-- SOURCE MATERIAL --
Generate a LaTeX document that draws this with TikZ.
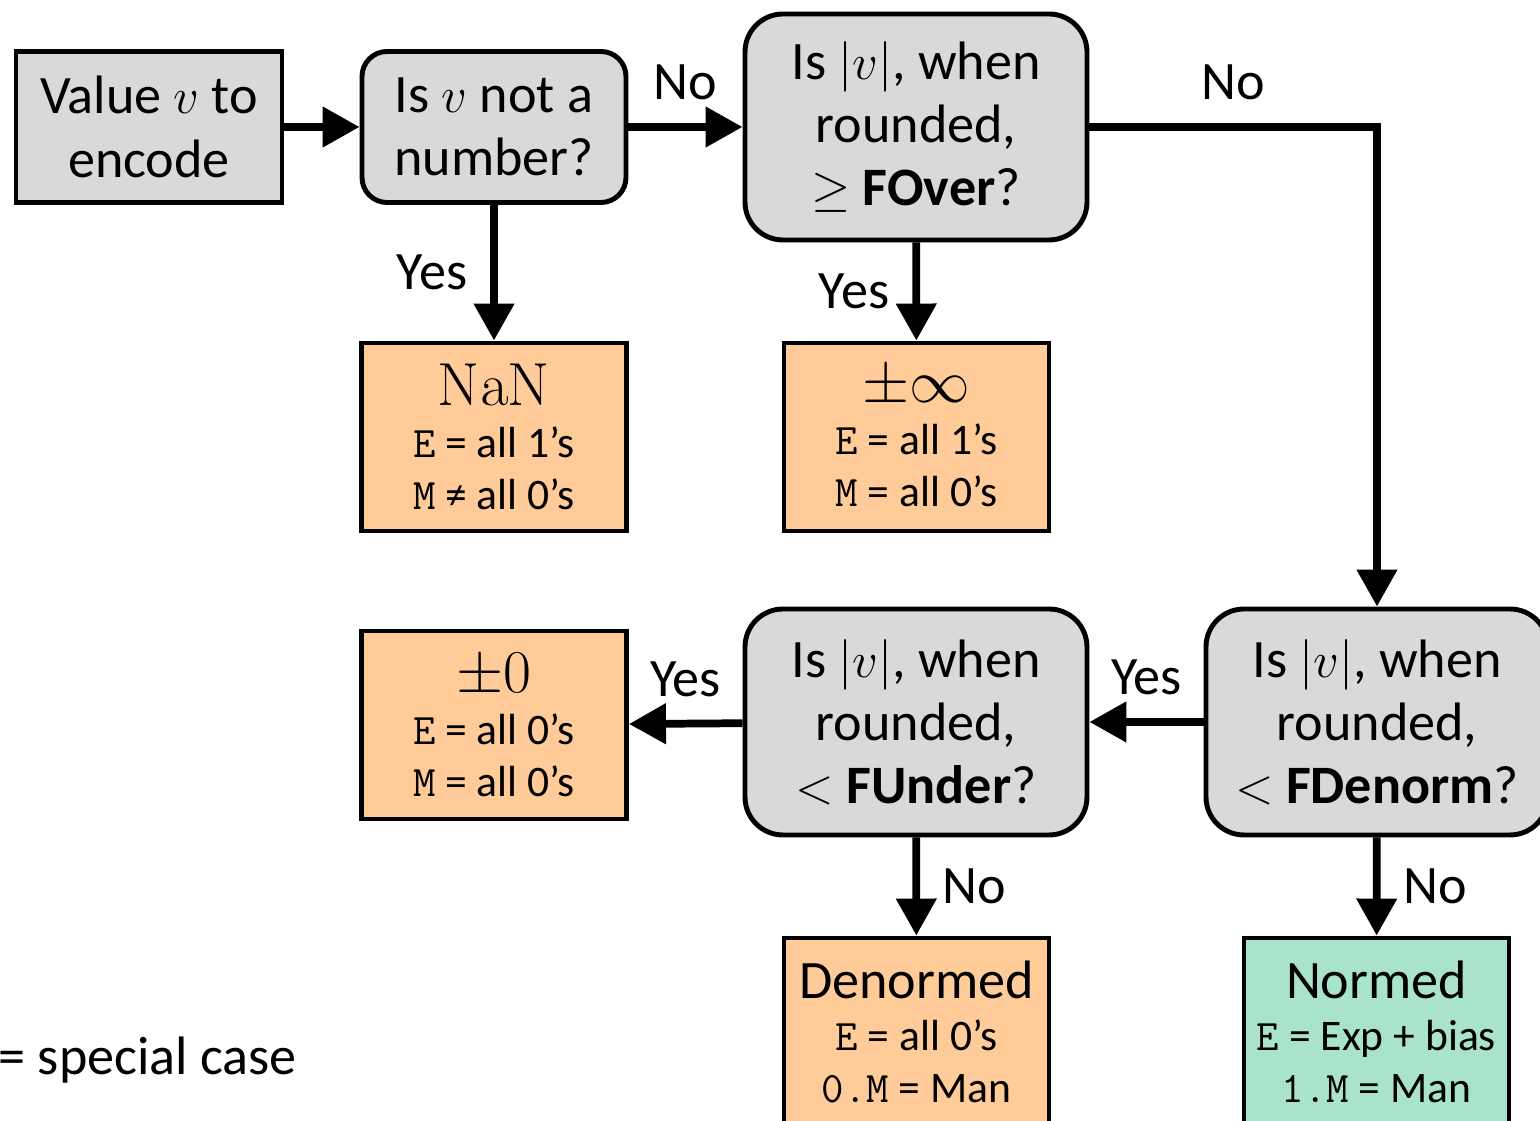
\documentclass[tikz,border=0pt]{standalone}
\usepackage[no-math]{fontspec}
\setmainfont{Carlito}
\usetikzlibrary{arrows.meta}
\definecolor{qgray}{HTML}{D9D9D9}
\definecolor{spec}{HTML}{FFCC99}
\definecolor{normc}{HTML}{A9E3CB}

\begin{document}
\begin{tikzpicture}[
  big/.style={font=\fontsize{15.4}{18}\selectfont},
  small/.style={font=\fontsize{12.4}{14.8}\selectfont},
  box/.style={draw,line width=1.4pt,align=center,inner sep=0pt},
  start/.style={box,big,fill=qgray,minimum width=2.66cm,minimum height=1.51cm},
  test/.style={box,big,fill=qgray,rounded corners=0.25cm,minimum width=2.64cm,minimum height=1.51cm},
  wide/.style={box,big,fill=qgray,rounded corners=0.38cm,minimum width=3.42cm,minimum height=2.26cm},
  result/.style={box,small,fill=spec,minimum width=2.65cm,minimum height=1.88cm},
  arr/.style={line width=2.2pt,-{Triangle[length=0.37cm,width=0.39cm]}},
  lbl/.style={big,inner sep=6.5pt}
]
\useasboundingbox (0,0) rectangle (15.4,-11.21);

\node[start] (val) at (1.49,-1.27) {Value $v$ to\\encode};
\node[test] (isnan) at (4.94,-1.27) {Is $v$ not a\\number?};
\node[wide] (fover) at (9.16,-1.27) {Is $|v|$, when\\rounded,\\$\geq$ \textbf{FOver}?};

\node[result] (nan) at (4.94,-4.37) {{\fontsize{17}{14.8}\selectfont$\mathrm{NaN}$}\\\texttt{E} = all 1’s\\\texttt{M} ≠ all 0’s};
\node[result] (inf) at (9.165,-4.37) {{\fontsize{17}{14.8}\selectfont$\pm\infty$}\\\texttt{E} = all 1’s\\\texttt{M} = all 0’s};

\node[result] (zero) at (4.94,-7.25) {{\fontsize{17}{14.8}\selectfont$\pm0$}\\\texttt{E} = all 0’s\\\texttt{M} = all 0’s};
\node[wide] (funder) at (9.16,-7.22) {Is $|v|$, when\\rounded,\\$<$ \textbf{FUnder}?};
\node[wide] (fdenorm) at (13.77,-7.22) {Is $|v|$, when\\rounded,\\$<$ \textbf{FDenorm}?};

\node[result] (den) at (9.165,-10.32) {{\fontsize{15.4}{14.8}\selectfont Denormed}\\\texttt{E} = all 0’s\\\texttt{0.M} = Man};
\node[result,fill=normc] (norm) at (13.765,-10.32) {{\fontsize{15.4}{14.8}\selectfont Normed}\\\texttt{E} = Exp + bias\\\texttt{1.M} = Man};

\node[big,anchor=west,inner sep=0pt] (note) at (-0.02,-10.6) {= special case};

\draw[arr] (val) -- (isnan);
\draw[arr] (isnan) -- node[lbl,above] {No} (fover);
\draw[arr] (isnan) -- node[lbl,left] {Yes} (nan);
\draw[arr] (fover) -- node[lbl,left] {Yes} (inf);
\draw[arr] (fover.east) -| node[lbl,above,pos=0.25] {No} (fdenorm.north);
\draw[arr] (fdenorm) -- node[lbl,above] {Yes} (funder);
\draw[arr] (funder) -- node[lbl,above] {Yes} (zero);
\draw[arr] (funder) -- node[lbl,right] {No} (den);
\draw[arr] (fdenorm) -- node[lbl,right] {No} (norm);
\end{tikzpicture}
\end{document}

-- TASK PROMPT --
Repeat the data exactly in full, omitting its pictures.

-- PROBLEM SOLUTION --
Generate a LaTeX document that draws this with TikZ.
\documentclass[tikz,border=0pt]{standalone}
\usepackage[no-math]{fontspec}
\setmainfont{Carlito}
\usetikzlibrary{arrows.meta}
\definecolor{qgray}{HTML}{D9D9D9}
\definecolor{spec}{HTML}{FFCC99}
\definecolor{normc}{HTML}{A9E3CB}

\begin{document}
\begin{tikzpicture}[
  big/.style={font=\fontsize{15.4}{18}\selectfont},
  small/.style={font=\fontsize{12.4}{14.8}\selectfont},
  box/.style={draw,line width=1.4pt,align=center,inner sep=0pt},
  start/.style={box,big,fill=qgray,minimum width=2.66cm,minimum height=1.51cm},
  test/.style={box,big,fill=qgray,rounded corners=0.25cm,minimum width=2.64cm,minimum height=1.51cm},
  wide/.style={box,big,fill=qgray,rounded corners=0.38cm,minimum width=3.42cm,minimum height=2.26cm},
  result/.style={box,small,fill=spec,minimum width=2.65cm,minimum height=1.88cm},
  arr/.style={line width=2.2pt,-{Triangle[length=0.37cm,width=0.39cm]}},
  lbl/.style={big,inner sep=6.5pt}
]
\useasboundingbox (0,0) rectangle (15.4,-11.21);

\node[start] (val) at (1.49,-1.27) {Value $v$ to\\encode};
\node[test] (isnan) at (4.94,-1.27) {Is $v$ not a\\number?};
\node[wide] (fover) at (9.16,-1.27) {Is $|v|$, when\\rounded,\\$\geq$ \textbf{FOver}?};

\node[result] (nan) at (4.94,-4.37) {{\fontsize{17}{14.8}\selectfont$\mathrm{NaN}$}\\\texttt{E} = all 1’s\\\texttt{M} ≠ all 0’s};
\node[result] (inf) at (9.165,-4.37) {{\fontsize{17}{14.8}\selectfont$\pm\infty$}\\\texttt{E} = all 1’s\\\texttt{M} = all 0’s};

\node[result] (zero) at (4.94,-7.25) {{\fontsize{17}{14.8}\selectfont$\pm0$}\\\texttt{E} = all 0’s\\\texttt{M} = all 0’s};
\node[wide] (funder) at (9.16,-7.22) {Is $|v|$, when\\rounded,\\$<$ \textbf{FUnder}?};
\node[wide] (fdenorm) at (13.77,-7.22) {Is $|v|$, when\\rounded,\\$<$ \textbf{FDenorm}?};

\node[result] (den) at (9.165,-10.32) {{\fontsize{15.4}{14.8}\selectfont Denormed}\\\texttt{E} = all 0’s\\\texttt{0.M} = Man};
\node[result,fill=normc] (norm) at (13.765,-10.32) {{\fontsize{15.4}{14.8}\selectfont Normed}\\\texttt{E} = Exp + bias\\\texttt{1.M} = Man};

\node[big,anchor=west,inner sep=0pt] (note) at (-0.02,-10.6) {= special case};

\draw[arr] (val) -- (isnan);
\draw[arr] (isnan) -- node[lbl,above] {No} (fover);
\draw[arr] (isnan) -- node[lbl,left] {Yes} (nan);
\draw[arr] (fover) -- node[lbl,left] {Yes} (inf);
\draw[arr] (fover.east) -| node[lbl,above,pos=0.25] {No} (fdenorm.north);
\draw[arr] (fdenorm) -- node[lbl,above] {Yes} (funder);
\draw[arr] (funder) -- node[lbl,above] {Yes} (zero);
\draw[arr] (funder) -- node[lbl,right] {No} (den);
\draw[arr] (fdenorm) -- node[lbl,right] {No} (norm);
\end{tikzpicture}
\end{document}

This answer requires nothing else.